TuitionTracker is a tool that projects the net costs for prospective students enrolling in college and allows them to compare the value and outcomes of 3,891 colleges against one another. Unlike other web apps offering historical data to students, TuitionTracker uses a financial projection technique to estimate the tuition to be charged by each institution in the coming year and the expected net cost (which is often much lower). This means that students enrolling in 2020-21 would know the cost of tuition in 2020-21, not be forced to imagine the price based on what it cost in 2017-18.
The data produced for this tool went on to power a number of impactful stories. The Hechinger Report produced two of these stories, based on issues relating to the cost of American universities. The first story, reported and written by Emmanuel Felton, focused on Nicholls State University and how that Louisiana college tried to offset cuts in state funding by increasing tuition on low-income students and their families. This became the basis for an on-air story from Soledad O’Brien for her nationally televised show Matter of Fact.
The second piece, reported and written by Pete D’Amato, examined skyrocketing tuition prices at elite universities and how the “sticker shock” scares off low-income and minority students from applying, despite the fact that they are likely to receive institutional funding that drops their attendance costs close to zero. Focusing on the University of Chicago and the 2025 milestone when the school is expected to break $100,000 for a year of attendance, D’Amato traced rising tuition prices back to certain accounting tweaks in the 1980s at some small liberal arts schools, which created the byzantine and opaque process of paying for college that we have now. The University of Chicago milestone spurred a piece on the cost of college in The Atlantic, and data on expected cost increases generated state-level stories for public radio stations in Iowa and Vermont.
Importantly, the tool itself has been used by many students, as well as the parents and guardians of college-bound students, to learn about the disparity between advertised tuition and the real cost of attendance. It allows comparisons for five different levels of family income. Counselors working with high schoolers have contacted Hechinger Report to say they recommend the tool to prospective college students.
The web application itself is built off of an earlier version, created in partnership with the Education Writers Association and The Dallas Morning News. Various components were overhauled or developed from scratch for the new version.
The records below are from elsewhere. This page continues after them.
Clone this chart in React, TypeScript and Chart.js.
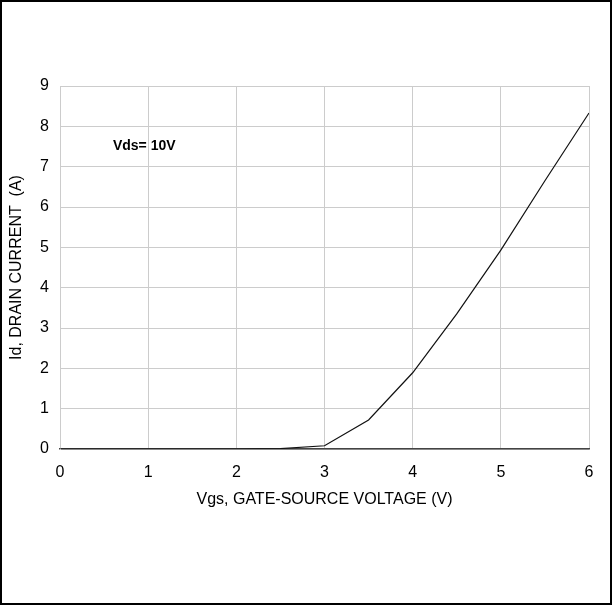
import React, { useEffect, useRef } from "react";
import { Chart, registerables } from "chart.js";

Chart.register(...registerables);

const vgs = [0, 0.5, 1, 1.5, 2, 2.5, 3, 3.5, 4, 4.5, 5, 5.5, 6];
const idCurrent = [0, 0, 0, 0, 0, 0.01, 0.08, 0.72, 1.89, 3.35, 4.93, 6.65, 8.33];
const xTitle = "Vgs, GATE-SOURCE VOLTAGE (V)";
const yTitle = "Id, DRAIN CURRENT  (A)";
const noteText = "Vds= 10V";
const noteAt = { x: 0.6, y: 7.5 };

const FONT = "'Liberation Sans', Arial, Helvetica, sans-serif";

export default function App() {
  const ref = useRef<HTMLCanvasElement | null>(null);
  useEffect(() => {
    if (!ref.current) return;
    const framePlugin = {
      id: "frame",
      afterDraw(chart: any) {
        const ctx = chart.ctx;
        ctx.save();
        ctx.strokeStyle = "#000";
        ctx.lineWidth = 2;
        ctx.strokeRect(1, 1, chart.width - 2, chart.height - 2);
        const xs = chart.scales.x;
        const ys = chart.scales.y;
        ctx.fillStyle = "#000";
        ctx.font = `bold 14px ${FONT}`;
        ctx.textAlign = "left";
        ctx.textBaseline = "middle";
        ctx.fillText(noteText, xs.getPixelForValue(noteAt.x), ys.getPixelForValue(noteAt.y));
        ctx.restore();
      },
    };
    const chart = new Chart(ref.current, {
      type: "line",
      data: {
        datasets: [
          {
            data: vgs.map((v, i) => ({ x: v, y: idCurrent[i] })),
            borderColor: "#111",
            borderWidth: 1.2,
            pointRadius: 0,
            tension: 0,
            fill: false,
          },
        ],
      },
      options: {
        animation: false,
        responsive: false,
        layout: { padding: { top: 86, right: 23, bottom: 96, left: 0 } },
        plugins: { legend: { display: false }, tooltip: { enabled: false } },
        scales: {
          x: {
            type: "linear",
            min: 0,
            max: 6,
            ticks: { stepSize: 1, color: "#000", padding: 14, font: { family: FONT, size: 16 } },
            grid: { color: "#cccccc", drawTicks: false },
            border: { color: "#444", width: 1.5 },
            title: {
              display: true,
              text: xTitle,
              color: "#000",
              font: { family: FONT, size: 16 },
              padding: { top: 0, bottom: 0 },
            },
            afterFit(scale: any) {
              scale.height = 60;
            },
          },
          y: {
            min: 0,
            max: 9,
            ticks: { stepSize: 1, color: "#000", padding: 11, font: { family: FONT, size: 16 } },
            grid: { color: "#cccccc", drawTicks: false },
            border: { color: "#cccccc", width: 1 },
            title: {
              display: true,
              text: yTitle,
              color: "#000",
              font: { family: FONT, size: 16 },
              padding: { top: 7, bottom: 0 },
            },
            afterFit(scale: any) {
              scale.width = 60;
            },
          },
        },
      },
      plugins: [framePlugin],
    });
    return () => chart.destroy();
  }, []);
  return (
    <div style={{ position: "absolute", left: 0, top: 0, width: 612, height: 605, background: "#fff" }}>
      <canvas ref={ref} width={612} height={605} style={{ display: "block" }} />
    </div>
  );
}
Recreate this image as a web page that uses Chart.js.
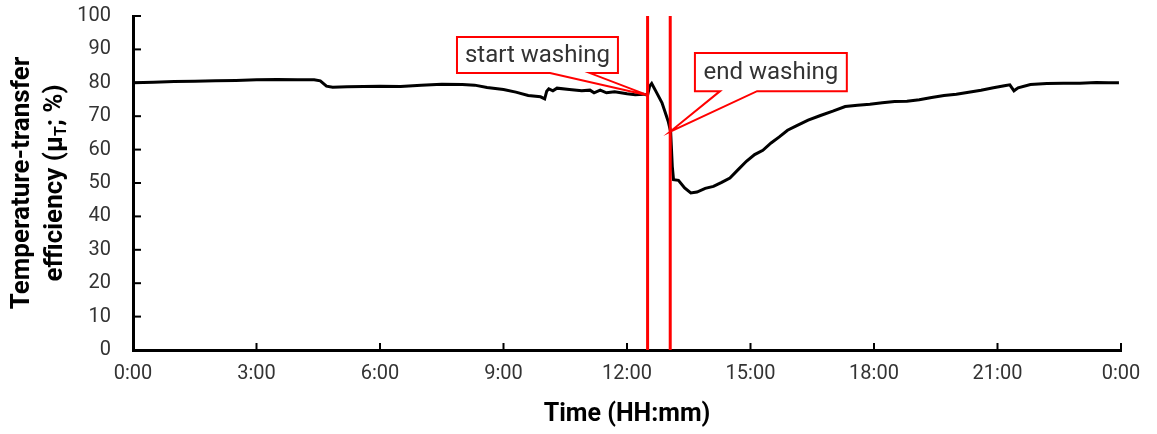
<!DOCTYPE html>
<html lang="en">
<head>
  <meta charset="UTF-8" />
  <title>Temperature-transfer efficiency</title>
  <script src="https://cdn.jsdelivr.net/npm/chart.js"></script>
  <style>
    html, body { margin: 0; padding: 0; background: #fff; }
    .chart-box { width: 1157px; height: 434px; }
  </style>
</head>
<body>
  <div class="chart-box">
    <canvas id="effChart"></canvas>
  </div>

  <script>
    // time in hours since 0:00, efficiency in %
    const timeHours = [
      0.0, 0.5, 1.0, 1.5, 2.0, 2.5, 3.0, 3.5, 4.0, 4.4, 4.55, 4.7, 4.85, 5.2, 5.6, 6.0, 6.5, 7.0, 7.5, 8.0,
      8.3, 8.6, 9.0, 9.3, 9.6, 9.9, 10.0, 10.05, 10.1, 10.2, 10.3, 10.6, 10.9, 11.1, 11.2, 11.35, 11.5, 11.7, 12.0, 12.2,
      12.4, 12.5, 12.55, 12.6, 12.7, 12.85, 13.0, 13.06, 13.1, 13.13, 13.25, 13.4, 13.55, 13.7, 13.9, 14.1, 14.3, 14.5, 14.7, 14.9,
      15.1, 15.3, 15.5, 15.7, 15.9, 16.1, 16.4, 16.7, 17.0, 17.3, 17.6, 17.9, 18.2, 18.5, 18.8, 19.1, 19.4, 19.7, 20.0, 20.3,
      20.6, 20.9, 21.2, 21.3, 21.4, 21.5, 21.8, 22.2, 22.6, 23.0, 23.4, 23.7, 23.95
    ];
    const efficiency = [
      80.0, 80.2, 80.4, 80.5, 80.6, 80.7, 80.9, 81.0, 80.9, 80.9, 80.6, 79.0, 78.7, 78.8, 78.9, 79.0, 78.9, 79.3, 79.6, 79.5,
      79.3, 78.6, 78.0, 77.2, 76.2, 75.8, 75.2, 77.5, 78.2, 77.6, 78.4, 78.0, 77.6, 77.8, 77.0, 77.8, 77.0, 77.3, 76.7, 76.4,
      76.6, 76.3, 79.0, 79.8, 77.5, 74.0, 68.5, 65.4, 55.0, 51.0, 50.8, 48.5, 47.0, 47.3, 48.4, 49.0, 50.2, 51.5, 54.0, 56.5,
      58.5, 59.8, 62.0, 63.8, 65.8, 67.0, 68.8, 70.2, 71.5, 72.9, 73.3, 73.6, 74.0, 74.4, 74.5, 74.9, 75.6, 76.2, 76.6, 77.2,
      77.8, 78.5, 79.2, 79.4, 77.6, 78.5, 79.5, 79.8, 79.9, 79.9, 80.1, 80.0, 80.0
    ];

    const washStart = 12.5;
    const washEnd = 13.05;
    const xTicks = [0, 3, 6, 9, 12, 15, 18, 21, 24];
    const yTicks = [0, 10, 20, 30, 40, 50, 60, 70, 80, 90, 100];

    // callouts: box corners and pointer base in data units
    const callouts = [
      { text: 'start washing', x0: 7.87, x1: 11.78, y0: 82.9, y1: 93.7, b0: 10.13, b1: 11.1, tipX: washStart, tipY: 76.3 },
      { text: 'end washing', x0: 13.65, x1: 17.34, y0: 77.5, y1: 88.9, b0: 14.26, b1: 15.16, tipX: washEnd, tipY: 65.4 }
    ];

    const linePoints = timeHours.map((t, i) => ({ x: t, y: efficiency[i] }));

    const FONT = 'Roboto, "DejaVu Sans", sans-serif';

    const innerTicks = {
      id: 'innerTicks',
      afterDraw(chart) {
        const { ctx, chartArea, scales } = chart;
        ctx.save();
        ctx.strokeStyle = '#000';
        ctx.lineWidth = 2;
        xTicks.forEach(v => {
          if (v === 0) return;
          const px = scales.x.getPixelForValue(v);
          ctx.beginPath();
          ctx.moveTo(px, chartArea.bottom);
          ctx.lineTo(px, chartArea.bottom - 7);
          ctx.stroke();
        });
        yTicks.forEach(v => {
          if (v === 0) return;
          const py = scales.y.getPixelForValue(v);
          ctx.beginPath();
          ctx.moveTo(chartArea.left, py);
          ctx.lineTo(chartArea.left + 8, py);
          ctx.stroke();
        });
        ctx.restore();
      }
    };

    const calloutPlugin = {
      id: 'callouts',
      afterDatasetsDraw(chart) {
        const { ctx, scales } = chart;
        const X = v => scales.x.getPixelForValue(v);
        const Y = v => scales.y.getPixelForValue(v);
        ctx.save();
        callouts.forEach(c => {
          const l = X(c.x0), r = X(c.x1), t = Y(c.y1), b = Y(c.y0);
          ctx.fillStyle = '#fff';
          ctx.strokeStyle = '#ff0000';
          ctx.lineWidth = 2;
          ctx.beginPath();
          ctx.moveTo(l, t);
          ctx.lineTo(r, t);
          ctx.lineTo(r, b);
          ctx.lineTo(X(c.b1), b);
          ctx.lineTo(X(c.tipX), Y(c.tipY));
          ctx.lineTo(X(c.b0), b);
          ctx.lineTo(l, b);
          ctx.closePath();
          ctx.fill();
          ctx.stroke();
          ctx.fillStyle = '#333';
          ctx.font = '24px ' + FONT;
          ctx.textAlign = 'center';
          ctx.textBaseline = 'middle';
          ctx.fillText(c.text, (l + r) / 2, (t + b) / 2 + 1);
        });
        ctx.restore();
      }
    };

    const yTitle = {
      id: 'yTitle',
      afterDraw(chart) {
        const { ctx, chartArea } = chart;
        const cy = (chartArea.top + chartArea.bottom) / 2;
        ctx.save();
        ctx.fillStyle = '#000';
        ctx.translate(0, cy);
        ctx.rotate(-Math.PI / 2);
        ctx.textBaseline = 'middle';
        ctx.font = 'bold 26px ' + FONT;
        ctx.textAlign = 'center';
        ctx.fillText('Temperature-transfer', 0, 22);

        // second line with subscript T
        const big = 'bold 26px ' + FONT;
        const small = 'bold 16px ' + FONT;
        const parts = [
          { s: 'efficiency (\u03bc', f: big, dy: 0 },
          { s: 'T', f: small, dy: 7 },
          { s: '; %)', f: big, dy: 0 }
        ];
        let total = 0;
        parts.forEach(p => { ctx.font = p.f; p.w = ctx.measureText(p.s).width; total += p.w; });
        let x = -total / 2;
        ctx.textAlign = 'left';
        parts.forEach(p => {
          ctx.font = p.f;
          ctx.fillText(p.s, x, 55 + p.dy);
          x += p.w;
        });
        ctx.restore();
      }
    };

    const ctx = document.getElementById('effChart').getContext('2d');
    new Chart(ctx, {
      type: 'line',
      data: {
        datasets: [
          {
            data: [{ x: washStart, y: 0 }, { x: washStart, y: 100 }],
            borderColor: '#ff0000',
            borderWidth: 3,
            pointRadius: 0,
            order: 0
          },
          {
            data: [{ x: washEnd, y: 0 }, { x: washEnd, y: 100 }],
            borderColor: '#ff0000',
            borderWidth: 3,
            pointRadius: 0,
            order: 0
          },
          {
            data: linePoints,
            borderColor: '#000',
            borderWidth: 3,
            pointRadius: 0,
            tension: 0,
            order: 1
          }
        ]
      },
      options: {
        responsive: true,
        maintainAspectRatio: false,
        animation: false,
        layout: { padding: { left: 0, top: 16, right: 36, bottom: 0 } },
        plugins: {
          legend: { display: false },
          tooltip: { enabled: false }
        },
        scales: {
          x: {
            type: 'linear',
            min: 0,
            max: 24,
            afterFit(scale) { scale.height = 84; scale.paddingRight = 0; scale.paddingLeft = 0; },
            afterBuildTicks(scale) { scale.ticks = xTicks.map(v => ({ value: v })); },
            ticks: {
              color: '#333',
              font: { family: FONT, size: 20 },
              padding: 12,
              maxRotation: 0,
              callback: v => (v % 24) + ':00'
            },
            grid: { display: true, drawOnChartArea: false, drawTicks: false },
            border: { color: '#000', width: 3 },
            title: {
              display: true,
              text: 'Time (HH:mm)',
              color: '#000',
              font: { family: FONT, size: 25, weight: 'bold' },
              padding: { top: 0 }
            }
          },
          y: {
            min: 0,
            max: 100,
            afterFit(scale) { scale.width = 133; scale.paddingTop = 0; scale.paddingBottom = 0; },
            afterBuildTicks(scale) { scale.ticks = yTicks.map(v => ({ value: v })); },
            ticks: {
              color: '#333',
              font: { family: FONT, size: 20 },
              padding: 22
            },
            grid: { display: true, drawOnChartArea: false, drawTicks: false },
            border: { color: '#000', width: 3 }
          }
        }
      },
      plugins: [innerTicks, calloutPlugin, yTitle]
    });
  </script>
</body>
</html>
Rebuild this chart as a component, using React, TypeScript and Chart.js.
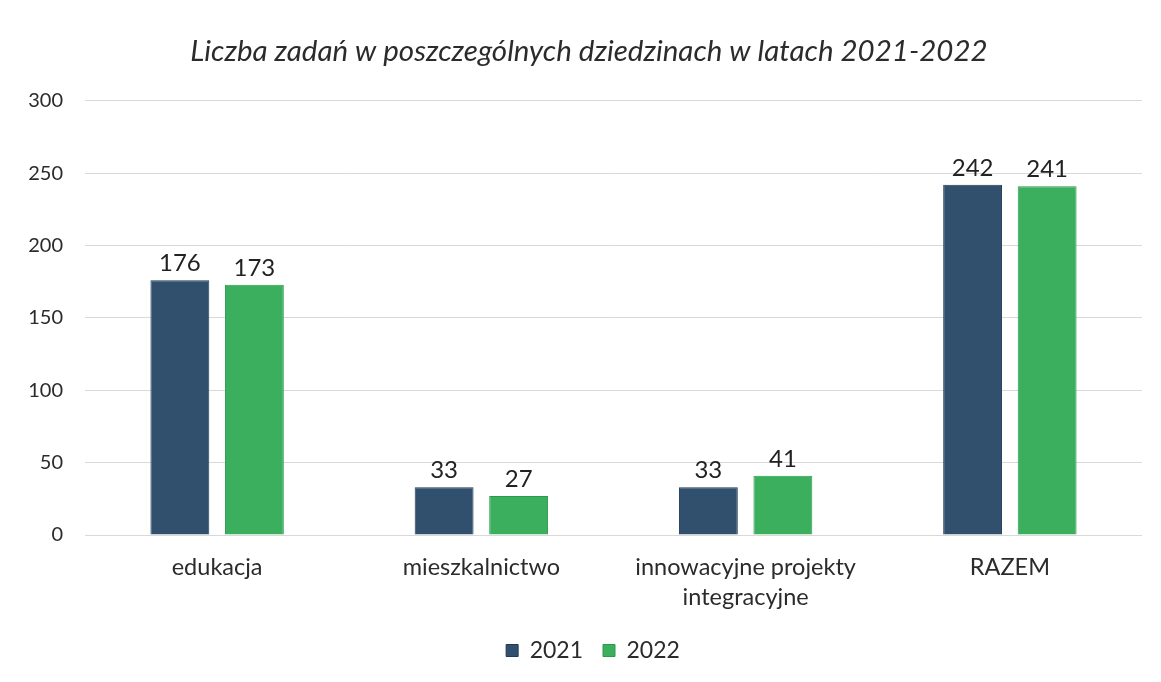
import React, { useEffect, useRef } from "react";
import { Chart, registerables } from "chart.js";

Chart.register(...registerables);

const categories: (string | string[])[] = [
  "edukacja",
  "mieszkalnictwo",
  ["innowacyjne projekty", "integracyjne"],
  "RAZEM",
];
const values2021 = [176, 33, 33, 242];
const values2022 = [173, 27, 41, 241];
const seriesLabels = ["2021", "2022"];
const yTicks = [0, 50, 100, 150, 200, 250, 300];
const titleText = "Liczba zadań w poszczególnych dziedzinach w latach 2021-2022";

const FONT = "Lato, 'Open Sans', sans-serif";

const valueLabels = {
  id: "valueLabels",
  afterDatasetsDraw(chart: any) {
    const ctx = chart.ctx;
    ctx.save();
    ctx.font = `24px ${FONT}`;
    ctx.fillStyle = "#222";
    ctx.textAlign = "center";
    ctx.textBaseline = "alphabetic";
    chart.data.datasets.forEach((ds: any, i: number) => {
      const meta = chart.getDatasetMeta(i);
      meta.data.forEach((bar: any, j: number) => {
        ctx.fillText(String(ds.data[j]), bar.x, bar.y - 9);
      });
    });
    ctx.restore();
  },
};

// shift the centred title and legend to the right, as in the reference
const shiftBlocks = {
  id: "shiftBlocks",
  afterLayout(chart: any) {
    if (chart.titleBlock) chart.titleBlock.left += 36;
    if (chart.legend) chart.legend.left += 44;
  },
};

export default function App() {
  const ref = useRef<HTMLCanvasElement>(null);
  useEffect(() => {
    document.body.style.margin = "0";
    const chart = new Chart(ref.current!, {
      type: "bar",
      data: {
        labels: categories,
        datasets: [
          {
            label: seriesLabels[0],
            data: values2021,
            backgroundColor: "#30506d",
            borderColor: "#1f3b55",
            borderWidth: 1,
            categoryPercentage: 0.564,
            barPercentage: 0.79,
          },
          {
            label: seriesLabels[1],
            data: values2022,
            backgroundColor: "#3caf5f",
            borderColor: "#2a9a4a",
            borderWidth: 1,
            categoryPercentage: 0.564,
            barPercentage: 0.79,
          },
        ],
      },
      options: {
        animation: false,
        responsive: false,
        layout: { padding: { left: 0, right: 19, top: 0, bottom: 10 } },
        plugins: {
          title: {
            display: true,
            text: titleText,
            color: "#2b2b2b",
            font: { family: FONT, size: 29.5, style: "italic", weight: "normal" },
            padding: { top: 34, bottom: 31.5 },
          },
          legend: {
            position: "bottom",
            labels: {
              color: "#2b2b2b",
              font: { family: FONT, size: 23 },
              boxWidth: 12,
              boxHeight: 12,
              padding: 20,
            },
          },
          tooltip: { enabled: false },
        },
        scales: {
          x: {
            afterFit: (s: any) => {
              s.height = 84;
            },
            grid: { display: false, drawTicks: false },
            border: { display: false },
            ticks: {
              color: "#2b2b2b",
              font: { family: FONT, size: 23.5, lineHeight: 1.3 },
              padding: 17,
              maxRotation: 0,
              autoSkip: false,
            },
          },
          y: {
            min: 0,
            max: 300,
            afterFit: (s: any) => {
              s.width = 85;
            },
            afterBuildTicks: (s: any) => {
              s.ticks = yTicks.map((v) => ({ value: v }));
            },
            grid: { color: "#d9d9d9", drawTicks: false },
            border: { display: false },
            ticks: {
              color: "#2b2b2b",
              font: { family: FONT, size: 20 },
              padding: 22,
            },
          },
        },
      },
      plugins: [valueLabels, shiftBlocks],
    });
    return () => chart.destroy();
  }, []);
  return (
    <div style={{ width: 1161, height: 682, background: "#fff" }}>
      <canvas ref={ref} width={1161} height={682} />
    </div>
  );
}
The process of generating the data that powers the tool was the most difficult and sensitive part of the development process. Over a period of months, Pete D’Amato worked with federal education data using the R statistical package to determine the best predictors of year-on-year changes for college costs. Performing regression analysis, he compared the historical net prices for colleges to a range of variables, from advertised tuition to incomes of students enrolled to U.S. gross domestic product. In the end, he determined the most closely correlated statistic would be advertised tuition, and so he pegged the actual cost to the estimated tuition for the upcoming school year. This data was generated using the compound annual growth rate over the past ten years for each institution.
The tool uses Python to extract all the data from a master CSV file and place it into separate json files for each individual institution. The data is then read from the json files using D3.js and displayed using D3 or HTML with CSS animations. A small component — the comparison tool, which allows users to compare multiple schools by graduation rate or by actual cost — is built in React.js and deployed using Webpack.
Tuition Tracker includes data from 3,891 American colleges and universities.
What was the hardest part of this project?
The most difficult part of this project was figuring out how to best project costs for college-bound students accurately using available historical data. It was important to spend the time working with R to decide which variables were most correlated with each other, then testing the formula used to project prices against fresh data.
What can others learn from this project?
As people demand more transparency about institutions such as colleges, and more data becomes available to the wider public, journalists should strive to present this data in the most digestible way to audiences. This requires thinking about the situational context of users and the way that they consume and interpret data. It is thus not sufficient to show historical data on to audiences and hope they will be able to apply the historical data to the future. In the college affordability example, a parent who is presented historical data on college costs without instructions on how to project them forward may take the topline data point — the last year price data was released — and assume this is the price to be advertised for them and their child, when this figure is likely to be thousands or tens of thousands of dollars off the mark. Adding to its usefulness for consumers, the tool also allows users to compare graduation rates, acceptance rates and the percentage of students who pay the full sticker price at any of the 3,891 colleges.
Journalists creating data visualization tools that are consumer-focused need to develop skills to better interpret such data, whether through machine learning, statistical analysis or other methods, in order to present a final product that requires less guesswork on the part of users and allows for more accurate estimation.